** Start of DATASET EXCERPT **
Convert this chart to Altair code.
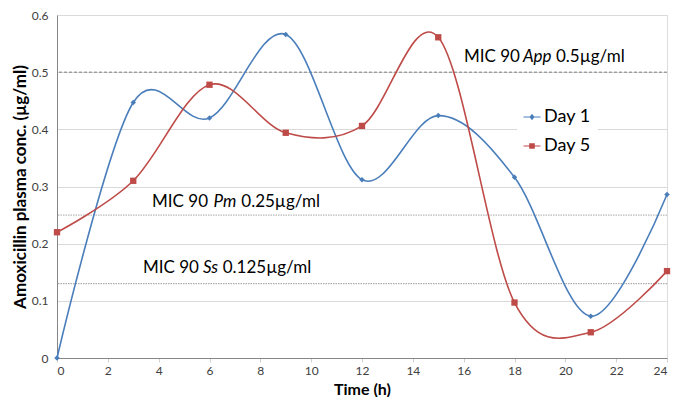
import altair as alt
import pandas as pd

# ---- data ----
time_h = [0, 3, 6, 9, 12, 15, 18, 21, 24]
day1 = [0.0, 0.447, 0.420, 0.566, 0.312, 0.424, 0.316, 0.073, 0.286]
day5 = [0.220, 0.310, 0.478, 0.394, 0.406, 0.561, 0.097, 0.045, 0.152]
series_names = ["Day 1", "Day 5"]

mic_values = [0.5, 0.25, 0.13]
mic_keys = ["App", "Pm", "Ss"]
ann_prefix = ["MIC 90", "MIC 90", "MIC 90"]
ann_species = ["App", "Pm", "Ss"]
ann_suffix = ["0.5µg/ml", "0.25µg/ml", "0.125µg/ml"]

x_ticks = list(range(0, 25, 2))
y_ticks = [0, 0.1, 0.2, 0.3, 0.4, 0.5, 0.6]

# ---- layout (annotation placement) ----
ann_y = [0.527, 0.273, 0.157]
ann_x_prefix = [16.01, 3.74, 3.38]
ann_x_species = [18.33, 6.16, 5.74]
ann_x_suffix = [19.63, 7.25, 6.52]

BLUE = "#4a7ebb"
RED = "#be4b48"
FONT = "Lato"

W, H = 610, 343

df = pd.DataFrame({
    "Time": time_h * 2,
    "Conc": day1 + day5,
    "Series": [series_names[0]] * len(time_h) + [series_names[1]] * len(time_h),
})
mic_df = pd.DataFrame({"mic": mic_values, "key": mic_keys})
ann_df = pd.DataFrame({
    "prefix": ann_prefix, "species": ann_species, "suffix": ann_suffix,
    "y": ann_y, "x1": ann_x_prefix, "x2": ann_x_species, "x3": ann_x_suffix,
})

xscale = alt.Scale(domain=[0, 24], nice=False, zero=False)
yscale = alt.Scale(domain=[0, 0.6], nice=False)
color_scale = alt.Scale(domain=series_names, range=[BLUE, RED])

x_axis = alt.Axis(
    values=x_ticks, title="Time (h)", grid=False,
    labelFont=FONT, labelFontSize=12, labelColor="#404040", labelPadding=3,
    tickSize=4, tickColor="#d0d0d0", domainColor="#868686",
    titleFont=FONT, titleFontSize=16, titleFontWeight="bold", titleColor="black",
    titleY=31, titleBaseline="middle",
)
y_axis = alt.Axis(
    values=y_ticks, title="Amoxicillin plasma conc. (µg/ml)",
    labelExpr="datum.value == 0 ? '0' : format(datum.value, '.1f')",
    grid=True, gridColor="#d9d9d9", gridWidth=1,
    labelFont=FONT, labelFontSize=12, labelColor="#404040", labelPadding=9,
    tickSize=0, domainColor="#868686",
    titleFont=FONT, titleFontSize=17, titleFontWeight="bold", titleColor="black",
    titleX=-37, titleY=H / 2, titleBaseline="middle", titleAlign="center", titleAngle=-90,
)

base = alt.Chart(df)

rules = alt.Chart(mic_df).mark_rule(strokeWidth=1).encode(
    y=alt.Y("mic:Q", scale=yscale, axis=y_axis),
    color=alt.Color("key:N", scale=alt.Scale(domain=mic_keys, range=["#7f7f7f", "#a6a6a6", "#999999"]), legend=None),
    strokeDash=alt.StrokeDash("key:N", scale=alt.Scale(domain=mic_keys, range=[[3, 2], [1.5, 1], [1.5, 1]]), legend=None),
)

lines = base.mark_line(interpolate="cardinal", tension=0, strokeWidth=1.6).encode(
    x=alt.X("Time:Q", scale=xscale, axis=x_axis),
    y=alt.Y("Conc:Q", scale=yscale, axis=y_axis),
    color=alt.Color("Series:N", scale=color_scale, legend=None),
)

points = base.mark_point(filled=True, opacity=1).encode(
    x=alt.X("Time:Q", scale=xscale),
    y=alt.Y("Conc:Q", scale=yscale),
    color=alt.Color("Series:N", scale=color_scale, legend=None),
    shape=alt.Shape("Series:N", scale=alt.Scale(domain=series_names, range=["diamond", "square"]), legend=None),
    size=alt.Size("Series:N", scale=alt.Scale(domain=series_names, range=[30, 40]), legend=None),
)

# legend-only layer (no rows drawn; legend comes from the explicit scale domain)
legend_shapes = [
    "M-1,-0.06H1V0.06H-1Z M0,-0.38L0.3,0L0,0.38L-0.3,0Z",
    "M-1,-0.06H1V0.06H-1Z M-0.33,-0.33H0.33V0.33H-0.33Z",
]
legend_layer = base.mark_point(filled=True, opacity=1).transform_filter("false").encode(
    x=alt.X("Time:Q", scale=xscale),
    y=alt.Y("Conc:Q", scale=yscale),
    color=alt.Color(
        "Series:N", scale=color_scale,
        legend=alt.Legend(
            title=None, orient="none", legendX=460, legendY=87,
            symbolSize=289, symbolStrokeWidth=0, symbolOpacity=1,
            labelFont=FONT, labelFontSize=18, labelColor="black",
            labelOffset=3, rowPadding=11, padding=6, fillColor="white", strokeColor="white",
        ),
    ),
    shape=alt.Shape("Series:N", scale=alt.Scale(domain=series_names, range=legend_shapes)),
)

txt_common = dict(align="left", baseline="middle", font=FONT, fontSize=17, color="black")
t1 = alt.Chart(ann_df).mark_text(**txt_common).encode(
    x=alt.X("x1:Q", scale=xscale), y=alt.Y("y:Q", scale=yscale), text="prefix:N")
t2 = alt.Chart(ann_df).mark_text(fontStyle="italic", **txt_common).encode(
    x=alt.X("x2:Q", scale=xscale), y=alt.Y("y:Q", scale=yscale), text="species:N")
t3 = alt.Chart(ann_df).mark_text(**txt_common).encode(
    x=alt.X("x3:Q", scale=xscale), y=alt.Y("y:Q", scale=yscale), text="suffix:N")

chart = alt.layer(rules, lines, points, legend_layer, t1, t2, t3).resolve_scale(
    color="independent", shape="independent", size="independent", strokeDash="independent"
).properties(
    width=W, height=H,
    autosize=alt.AutoSizeParams(type="none"),
    padding={"left": 49, "top": 7, "right": 5, "bottom": 39},
).configure_view(stroke=None).configure(background="white")

chart.save("out.html", embed_options={"renderer": "svg", "actions": False})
** End of DATASET EXCERPT **
* [TASK]:
Leave out the pictures and output the rest of the material exactly as written.

* [RESULT BELOW]:
Convert this chart to Altair code.
import altair as alt
import pandas as pd

# ---- data ----
time_h = [0, 3, 6, 9, 12, 15, 18, 21, 24]
day1 = [0.0, 0.447, 0.420, 0.566, 0.312, 0.424, 0.316, 0.073, 0.286]
day5 = [0.220, 0.310, 0.478, 0.394, 0.406, 0.561, 0.097, 0.045, 0.152]
series_names = ["Day 1", "Day 5"]

mic_values = [0.5, 0.25, 0.13]
mic_keys = ["App", "Pm", "Ss"]
ann_prefix = ["MIC 90", "MIC 90", "MIC 90"]
ann_species = ["App", "Pm", "Ss"]
ann_suffix = ["0.5µg/ml", "0.25µg/ml", "0.125µg/ml"]

x_ticks = list(range(0, 25, 2))
y_ticks = [0, 0.1, 0.2, 0.3, 0.4, 0.5, 0.6]

# ---- layout (annotation placement) ----
ann_y = [0.527, 0.273, 0.157]
ann_x_prefix = [16.01, 3.74, 3.38]
ann_x_species = [18.33, 6.16, 5.74]
ann_x_suffix = [19.63, 7.25, 6.52]

BLUE = "#4a7ebb"
RED = "#be4b48"
FONT = "Lato"

W, H = 610, 343

df = pd.DataFrame({
    "Time": time_h * 2,
    "Conc": day1 + day5,
    "Series": [series_names[0]] * len(time_h) + [series_names[1]] * len(time_h),
})
mic_df = pd.DataFrame({"mic": mic_values, "key": mic_keys})
ann_df = pd.DataFrame({
    "prefix": ann_prefix, "species": ann_species, "suffix": ann_suffix,
    "y": ann_y, "x1": ann_x_prefix, "x2": ann_x_species, "x3": ann_x_suffix,
})

xscale = alt.Scale(domain=[0, 24], nice=False, zero=False)
yscale = alt.Scale(domain=[0, 0.6], nice=False)
color_scale = alt.Scale(domain=series_names, range=[BLUE, RED])

x_axis = alt.Axis(
    values=x_ticks, title="Time (h)", grid=False,
    labelFont=FONT, labelFontSize=12, labelColor="#404040", labelPadding=3,
    tickSize=4, tickColor="#d0d0d0", domainColor="#868686",
    titleFont=FONT, titleFontSize=16, titleFontWeight="bold", titleColor="black",
    titleY=31, titleBaseline="middle",
)
y_axis = alt.Axis(
    values=y_ticks, title="Amoxicillin plasma conc. (µg/ml)",
    labelExpr="datum.value == 0 ? '0' : format(datum.value, '.1f')",
    grid=True, gridColor="#d9d9d9", gridWidth=1,
    labelFont=FONT, labelFontSize=12, labelColor="#404040", labelPadding=9,
    tickSize=0, domainColor="#868686",
    titleFont=FONT, titleFontSize=17, titleFontWeight="bold", titleColor="black",
    titleX=-37, titleY=H / 2, titleBaseline="middle", titleAlign="center", titleAngle=-90,
)

base = alt.Chart(df)

rules = alt.Chart(mic_df).mark_rule(strokeWidth=1).encode(
    y=alt.Y("mic:Q", scale=yscale, axis=y_axis),
    color=alt.Color("key:N", scale=alt.Scale(domain=mic_keys, range=["#7f7f7f", "#a6a6a6", "#999999"]), legend=None),
    strokeDash=alt.StrokeDash("key:N", scale=alt.Scale(domain=mic_keys, range=[[3, 2], [1.5, 1], [1.5, 1]]), legend=None),
)

lines = base.mark_line(interpolate="cardinal", tension=0, strokeWidth=1.6).encode(
    x=alt.X("Time:Q", scale=xscale, axis=x_axis),
    y=alt.Y("Conc:Q", scale=yscale, axis=y_axis),
    color=alt.Color("Series:N", scale=color_scale, legend=None),
)

points = base.mark_point(filled=True, opacity=1).encode(
    x=alt.X("Time:Q", scale=xscale),
    y=alt.Y("Conc:Q", scale=yscale),
    color=alt.Color("Series:N", scale=color_scale, legend=None),
    shape=alt.Shape("Series:N", scale=alt.Scale(domain=series_names, range=["diamond", "square"]), legend=None),
    size=alt.Size("Series:N", scale=alt.Scale(domain=series_names, range=[30, 40]), legend=None),
)

# legend-only layer (no rows drawn; legend comes from the explicit scale domain)
legend_shapes = [
    "M-1,-0.06H1V0.06H-1Z M0,-0.38L0.3,0L0,0.38L-0.3,0Z",
    "M-1,-0.06H1V0.06H-1Z M-0.33,-0.33H0.33V0.33H-0.33Z",
]
legend_layer = base.mark_point(filled=True, opacity=1).transform_filter("false").encode(
    x=alt.X("Time:Q", scale=xscale),
    y=alt.Y("Conc:Q", scale=yscale),
    color=alt.Color(
        "Series:N", scale=color_scale,
        legend=alt.Legend(
            title=None, orient="none", legendX=460, legendY=87,
            symbolSize=289, symbolStrokeWidth=0, symbolOpacity=1,
            labelFont=FONT, labelFontSize=18, labelColor="black",
            labelOffset=3, rowPadding=11, padding=6, fillColor="white", strokeColor="white",
        ),
    ),
    shape=alt.Shape("Series:N", scale=alt.Scale(domain=series_names, range=legend_shapes)),
)

txt_common = dict(align="left", baseline="middle", font=FONT, fontSize=17, color="black")
t1 = alt.Chart(ann_df).mark_text(**txt_common).encode(
    x=alt.X("x1:Q", scale=xscale), y=alt.Y("y:Q", scale=yscale), text="prefix:N")
t2 = alt.Chart(ann_df).mark_text(fontStyle="italic", **txt_common).encode(
    x=alt.X("x2:Q", scale=xscale), y=alt.Y("y:Q", scale=yscale), text="species:N")
t3 = alt.Chart(ann_df).mark_text(**txt_common).encode(
    x=alt.X("x3:Q", scale=xscale), y=alt.Y("y:Q", scale=yscale), text="suffix:N")

chart = alt.layer(rules, lines, points, legend_layer, t1, t2, t3).resolve_scale(
    color="independent", shape="independent", size="independent", strokeDash="independent"
).properties(
    width=W, height=H,
    autosize=alt.AutoSizeParams(type="none"),
    padding={"left": 49, "top": 7, "right": 5, "bottom": 39},
).configure_view(stroke=None).configure(background="white")

chart.save("out.html", embed_options={"renderer": "svg", "actions": False})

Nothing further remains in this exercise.